With my PC, if I press a key, I get to a menu where I can choose from a number of boot methods, including network boot. My laptop's BIOS also has a special feature that allows me to boot straight off a CD/DVD by pressing a different key. With the right boot disk it's a breeze to, say, save files from affected partitions to USB/CD/DVD media, (re)install a bootloader or fix the partition table, without having to touch another computer.
So no, that's not really the key functional difference. It's the internals and their flexibility that counts far more. For starters, the PC BIOS requires some of the hardware to initialise to what's essentially a legacy mode, retained for compatibility with the IBM PC circa 1983 and resulting in some rather useless weight in modern operating systems.

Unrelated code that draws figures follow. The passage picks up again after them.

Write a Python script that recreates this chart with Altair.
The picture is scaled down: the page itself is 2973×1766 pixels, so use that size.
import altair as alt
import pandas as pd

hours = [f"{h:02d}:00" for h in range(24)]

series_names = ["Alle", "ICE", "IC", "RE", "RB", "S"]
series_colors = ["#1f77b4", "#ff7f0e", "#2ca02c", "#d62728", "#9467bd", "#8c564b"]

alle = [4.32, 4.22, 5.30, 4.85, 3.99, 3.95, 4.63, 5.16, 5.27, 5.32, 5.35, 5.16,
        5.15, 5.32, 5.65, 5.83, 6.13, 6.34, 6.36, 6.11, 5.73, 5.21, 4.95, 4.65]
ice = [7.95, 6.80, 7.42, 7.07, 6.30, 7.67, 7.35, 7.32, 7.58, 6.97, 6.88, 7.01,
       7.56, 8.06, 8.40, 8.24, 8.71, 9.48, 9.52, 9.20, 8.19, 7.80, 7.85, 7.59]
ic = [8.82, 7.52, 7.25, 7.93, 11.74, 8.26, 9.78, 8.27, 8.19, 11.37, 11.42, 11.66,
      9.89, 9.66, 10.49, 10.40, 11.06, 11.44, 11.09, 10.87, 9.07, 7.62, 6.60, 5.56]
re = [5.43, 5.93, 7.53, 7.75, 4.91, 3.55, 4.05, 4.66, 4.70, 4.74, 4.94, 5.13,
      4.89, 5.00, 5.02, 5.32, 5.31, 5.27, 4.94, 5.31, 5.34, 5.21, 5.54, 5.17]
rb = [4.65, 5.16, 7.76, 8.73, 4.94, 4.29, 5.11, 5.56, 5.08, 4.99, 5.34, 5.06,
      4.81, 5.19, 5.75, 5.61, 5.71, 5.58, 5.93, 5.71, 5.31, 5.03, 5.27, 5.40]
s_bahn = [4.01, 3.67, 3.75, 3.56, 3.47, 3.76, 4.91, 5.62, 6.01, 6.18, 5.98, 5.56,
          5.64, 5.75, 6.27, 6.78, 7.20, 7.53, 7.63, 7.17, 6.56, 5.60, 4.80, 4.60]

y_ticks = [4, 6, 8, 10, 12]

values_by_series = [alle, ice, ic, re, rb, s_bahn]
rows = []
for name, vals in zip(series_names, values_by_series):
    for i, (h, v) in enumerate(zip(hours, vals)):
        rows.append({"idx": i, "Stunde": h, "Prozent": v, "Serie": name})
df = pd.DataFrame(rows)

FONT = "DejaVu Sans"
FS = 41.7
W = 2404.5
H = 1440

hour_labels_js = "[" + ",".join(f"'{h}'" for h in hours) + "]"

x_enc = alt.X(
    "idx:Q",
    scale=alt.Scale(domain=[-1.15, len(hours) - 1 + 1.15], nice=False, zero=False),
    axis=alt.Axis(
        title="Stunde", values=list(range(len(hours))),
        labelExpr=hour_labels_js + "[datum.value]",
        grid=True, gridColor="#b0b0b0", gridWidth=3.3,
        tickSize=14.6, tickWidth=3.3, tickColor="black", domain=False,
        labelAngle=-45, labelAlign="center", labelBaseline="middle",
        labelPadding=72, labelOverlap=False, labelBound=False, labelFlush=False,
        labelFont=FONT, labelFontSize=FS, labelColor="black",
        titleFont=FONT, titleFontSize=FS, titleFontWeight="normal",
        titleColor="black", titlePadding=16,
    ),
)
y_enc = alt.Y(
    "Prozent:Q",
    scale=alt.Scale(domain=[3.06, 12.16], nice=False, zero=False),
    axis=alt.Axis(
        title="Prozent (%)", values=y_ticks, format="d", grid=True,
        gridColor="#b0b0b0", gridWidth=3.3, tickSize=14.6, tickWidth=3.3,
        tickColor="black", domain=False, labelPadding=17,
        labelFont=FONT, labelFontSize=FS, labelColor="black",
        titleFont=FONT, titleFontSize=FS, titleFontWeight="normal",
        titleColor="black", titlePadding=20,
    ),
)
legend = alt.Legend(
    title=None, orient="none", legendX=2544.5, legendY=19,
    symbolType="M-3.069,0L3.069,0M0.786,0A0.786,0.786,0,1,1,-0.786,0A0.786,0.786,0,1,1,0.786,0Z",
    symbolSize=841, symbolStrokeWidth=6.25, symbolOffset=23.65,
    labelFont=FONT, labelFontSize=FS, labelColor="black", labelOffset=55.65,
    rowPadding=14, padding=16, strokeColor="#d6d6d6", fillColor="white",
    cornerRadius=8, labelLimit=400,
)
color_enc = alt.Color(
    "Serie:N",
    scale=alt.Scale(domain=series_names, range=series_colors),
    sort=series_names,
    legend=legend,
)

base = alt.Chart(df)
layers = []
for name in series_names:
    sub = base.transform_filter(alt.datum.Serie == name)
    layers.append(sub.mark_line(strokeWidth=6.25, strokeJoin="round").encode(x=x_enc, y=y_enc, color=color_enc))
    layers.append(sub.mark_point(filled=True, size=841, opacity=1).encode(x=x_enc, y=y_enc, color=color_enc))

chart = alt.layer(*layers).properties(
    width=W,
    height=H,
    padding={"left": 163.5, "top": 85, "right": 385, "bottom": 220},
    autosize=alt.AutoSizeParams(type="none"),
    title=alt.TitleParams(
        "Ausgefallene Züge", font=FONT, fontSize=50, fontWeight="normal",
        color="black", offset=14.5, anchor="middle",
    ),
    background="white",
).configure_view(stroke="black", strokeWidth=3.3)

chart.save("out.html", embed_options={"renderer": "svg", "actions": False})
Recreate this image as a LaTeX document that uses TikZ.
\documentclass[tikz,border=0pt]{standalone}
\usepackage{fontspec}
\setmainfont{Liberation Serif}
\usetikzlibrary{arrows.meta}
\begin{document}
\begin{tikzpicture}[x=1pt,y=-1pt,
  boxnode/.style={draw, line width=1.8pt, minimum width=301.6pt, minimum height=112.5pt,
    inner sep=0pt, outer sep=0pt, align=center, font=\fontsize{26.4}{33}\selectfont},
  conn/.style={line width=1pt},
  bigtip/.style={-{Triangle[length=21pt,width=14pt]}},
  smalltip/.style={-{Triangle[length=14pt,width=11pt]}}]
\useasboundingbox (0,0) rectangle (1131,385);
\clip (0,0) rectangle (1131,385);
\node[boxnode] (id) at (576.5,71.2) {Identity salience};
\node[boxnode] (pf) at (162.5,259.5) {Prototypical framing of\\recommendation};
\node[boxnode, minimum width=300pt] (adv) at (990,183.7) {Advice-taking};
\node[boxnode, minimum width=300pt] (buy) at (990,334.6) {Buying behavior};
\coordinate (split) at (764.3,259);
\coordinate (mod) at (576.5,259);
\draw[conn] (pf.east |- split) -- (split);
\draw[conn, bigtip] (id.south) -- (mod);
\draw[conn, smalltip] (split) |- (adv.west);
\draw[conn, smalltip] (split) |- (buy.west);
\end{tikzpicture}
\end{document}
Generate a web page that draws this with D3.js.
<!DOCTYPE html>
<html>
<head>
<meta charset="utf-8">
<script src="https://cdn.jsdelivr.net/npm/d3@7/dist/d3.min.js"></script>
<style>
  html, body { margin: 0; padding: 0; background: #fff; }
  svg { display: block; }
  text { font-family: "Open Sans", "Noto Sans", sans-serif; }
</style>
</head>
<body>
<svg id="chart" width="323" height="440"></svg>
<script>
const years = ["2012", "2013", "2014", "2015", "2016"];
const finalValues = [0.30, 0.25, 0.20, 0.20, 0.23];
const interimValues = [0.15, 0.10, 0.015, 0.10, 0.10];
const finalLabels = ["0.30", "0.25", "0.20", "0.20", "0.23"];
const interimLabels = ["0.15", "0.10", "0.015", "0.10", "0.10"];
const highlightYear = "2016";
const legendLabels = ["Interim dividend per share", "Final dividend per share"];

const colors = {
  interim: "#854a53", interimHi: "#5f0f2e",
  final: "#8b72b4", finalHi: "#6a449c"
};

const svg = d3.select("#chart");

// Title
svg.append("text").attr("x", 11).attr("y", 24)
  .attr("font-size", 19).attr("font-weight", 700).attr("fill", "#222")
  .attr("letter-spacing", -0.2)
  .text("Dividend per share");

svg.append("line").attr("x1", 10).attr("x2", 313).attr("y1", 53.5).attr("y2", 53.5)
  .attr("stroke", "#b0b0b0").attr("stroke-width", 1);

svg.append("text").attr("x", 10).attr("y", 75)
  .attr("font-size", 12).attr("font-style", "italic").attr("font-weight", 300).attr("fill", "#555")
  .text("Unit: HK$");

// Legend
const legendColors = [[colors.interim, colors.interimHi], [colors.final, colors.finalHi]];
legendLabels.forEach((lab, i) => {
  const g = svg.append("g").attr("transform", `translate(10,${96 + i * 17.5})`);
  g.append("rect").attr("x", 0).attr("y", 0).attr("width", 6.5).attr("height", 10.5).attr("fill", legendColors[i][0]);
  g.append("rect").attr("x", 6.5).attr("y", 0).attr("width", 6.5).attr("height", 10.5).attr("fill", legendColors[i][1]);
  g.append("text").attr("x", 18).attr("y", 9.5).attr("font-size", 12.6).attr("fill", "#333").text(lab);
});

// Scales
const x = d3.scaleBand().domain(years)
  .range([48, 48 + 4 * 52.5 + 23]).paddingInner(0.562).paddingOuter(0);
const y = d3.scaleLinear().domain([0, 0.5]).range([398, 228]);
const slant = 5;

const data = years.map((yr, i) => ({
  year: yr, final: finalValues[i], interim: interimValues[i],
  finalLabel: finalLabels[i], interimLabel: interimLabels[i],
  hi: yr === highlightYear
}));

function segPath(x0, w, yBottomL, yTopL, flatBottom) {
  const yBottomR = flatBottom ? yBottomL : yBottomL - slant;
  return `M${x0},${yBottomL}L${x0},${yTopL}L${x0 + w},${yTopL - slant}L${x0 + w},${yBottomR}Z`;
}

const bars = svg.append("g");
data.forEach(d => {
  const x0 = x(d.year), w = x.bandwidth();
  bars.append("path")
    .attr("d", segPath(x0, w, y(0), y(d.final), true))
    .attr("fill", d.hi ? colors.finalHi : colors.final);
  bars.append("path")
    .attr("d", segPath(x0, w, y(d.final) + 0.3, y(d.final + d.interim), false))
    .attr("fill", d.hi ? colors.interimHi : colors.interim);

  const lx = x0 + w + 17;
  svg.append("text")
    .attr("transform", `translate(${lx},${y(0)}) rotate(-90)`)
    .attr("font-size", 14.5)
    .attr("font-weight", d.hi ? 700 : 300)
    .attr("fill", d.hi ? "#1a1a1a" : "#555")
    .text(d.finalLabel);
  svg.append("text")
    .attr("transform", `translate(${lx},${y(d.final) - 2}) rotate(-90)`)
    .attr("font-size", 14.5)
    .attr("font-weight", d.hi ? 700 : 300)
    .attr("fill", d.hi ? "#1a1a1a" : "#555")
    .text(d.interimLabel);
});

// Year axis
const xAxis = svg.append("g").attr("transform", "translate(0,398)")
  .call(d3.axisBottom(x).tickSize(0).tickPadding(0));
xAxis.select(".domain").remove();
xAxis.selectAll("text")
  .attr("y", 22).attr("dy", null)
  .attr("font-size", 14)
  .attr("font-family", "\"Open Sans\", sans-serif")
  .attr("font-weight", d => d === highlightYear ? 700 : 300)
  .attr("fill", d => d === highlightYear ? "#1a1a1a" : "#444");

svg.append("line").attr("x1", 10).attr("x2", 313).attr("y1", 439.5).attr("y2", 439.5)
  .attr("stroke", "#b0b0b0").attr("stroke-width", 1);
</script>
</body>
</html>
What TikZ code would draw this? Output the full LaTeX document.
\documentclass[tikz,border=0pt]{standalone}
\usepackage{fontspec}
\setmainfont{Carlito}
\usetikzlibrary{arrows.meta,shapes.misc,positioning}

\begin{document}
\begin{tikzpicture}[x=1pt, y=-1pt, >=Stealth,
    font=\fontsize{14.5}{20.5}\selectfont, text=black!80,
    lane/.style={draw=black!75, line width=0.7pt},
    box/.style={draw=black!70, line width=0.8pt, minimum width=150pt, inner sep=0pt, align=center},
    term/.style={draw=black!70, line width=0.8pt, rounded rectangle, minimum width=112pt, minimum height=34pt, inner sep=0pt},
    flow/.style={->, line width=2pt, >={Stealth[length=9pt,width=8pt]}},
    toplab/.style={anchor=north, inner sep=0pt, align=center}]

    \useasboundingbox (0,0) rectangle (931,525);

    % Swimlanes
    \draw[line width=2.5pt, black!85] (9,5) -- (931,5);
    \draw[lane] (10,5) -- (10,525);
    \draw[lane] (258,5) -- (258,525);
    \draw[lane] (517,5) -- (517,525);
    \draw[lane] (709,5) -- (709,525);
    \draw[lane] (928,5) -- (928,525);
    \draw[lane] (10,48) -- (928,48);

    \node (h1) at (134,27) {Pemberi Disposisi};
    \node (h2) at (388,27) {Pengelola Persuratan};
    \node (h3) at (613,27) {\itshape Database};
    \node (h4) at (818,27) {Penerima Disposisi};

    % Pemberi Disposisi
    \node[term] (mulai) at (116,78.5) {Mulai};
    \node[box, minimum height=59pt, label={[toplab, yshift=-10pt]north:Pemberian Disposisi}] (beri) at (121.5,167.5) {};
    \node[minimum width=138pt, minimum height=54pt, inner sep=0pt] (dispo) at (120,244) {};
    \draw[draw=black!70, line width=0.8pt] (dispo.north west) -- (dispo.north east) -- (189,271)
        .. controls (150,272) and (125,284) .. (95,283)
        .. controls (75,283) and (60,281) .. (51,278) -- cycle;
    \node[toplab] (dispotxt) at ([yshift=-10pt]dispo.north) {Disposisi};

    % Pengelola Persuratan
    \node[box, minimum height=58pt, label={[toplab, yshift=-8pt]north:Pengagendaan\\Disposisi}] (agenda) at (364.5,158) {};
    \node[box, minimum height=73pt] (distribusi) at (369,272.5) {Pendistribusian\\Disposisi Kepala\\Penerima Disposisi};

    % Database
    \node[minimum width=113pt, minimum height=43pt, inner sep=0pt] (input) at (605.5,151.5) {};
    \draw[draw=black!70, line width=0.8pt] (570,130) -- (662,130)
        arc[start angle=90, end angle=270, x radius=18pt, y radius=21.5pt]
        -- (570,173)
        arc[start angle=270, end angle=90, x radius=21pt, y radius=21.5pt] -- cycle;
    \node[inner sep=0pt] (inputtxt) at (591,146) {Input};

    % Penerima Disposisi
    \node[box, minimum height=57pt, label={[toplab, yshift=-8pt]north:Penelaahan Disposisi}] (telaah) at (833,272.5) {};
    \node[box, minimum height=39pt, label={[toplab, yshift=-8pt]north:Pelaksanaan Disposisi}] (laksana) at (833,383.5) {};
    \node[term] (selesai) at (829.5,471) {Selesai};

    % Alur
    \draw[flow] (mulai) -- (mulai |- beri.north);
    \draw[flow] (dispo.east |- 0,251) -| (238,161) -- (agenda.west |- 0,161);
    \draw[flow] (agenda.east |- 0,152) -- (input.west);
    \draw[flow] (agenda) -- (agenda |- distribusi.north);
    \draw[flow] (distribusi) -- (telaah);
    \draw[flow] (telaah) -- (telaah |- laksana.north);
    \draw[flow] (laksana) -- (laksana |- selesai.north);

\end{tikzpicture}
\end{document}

It's just the processor being switched out. ,the new macs will still be macs, just with a different proc. So, why do they need to embrace PC technology for their non-pc hardware?
Macs arent becoming pc's, they're just using X86, they're still macs. It's not like you're gonna pop one open and bam, looks like your standard pc now, it's gonna be the same hardware, just running a different cpu arch.
x86 != pc
a PC could have a sparc cpu for example. x86 is just commonplace.
So,
Just to make it clear, Open Firmware implementations exist for Intel hardware:/ open-fw.pdf
http://www.firmworks.com/open_firmware/literature
Why change?
This page does a fairly good job of describing the limitations of the current legacy PC BIOS, and the ways EFI aims to improve the situation
/
http://www.kernelthread.com/publications/firmware
Open Firmware is a specification, not an implementation. In case you want an open-source implementation of Open Firmware, check out OpenBIOS. OpenBIOS can also be used as a payload for LinuxBIOS.
Intel has been implementing EFI in all it's high-end servers already. Itanium2 and Blade servers have it built in, and it's making it's way to the desktop. Personaly, I like the current ver. of EFI, but if DRM find's it's way in there, to hell with it.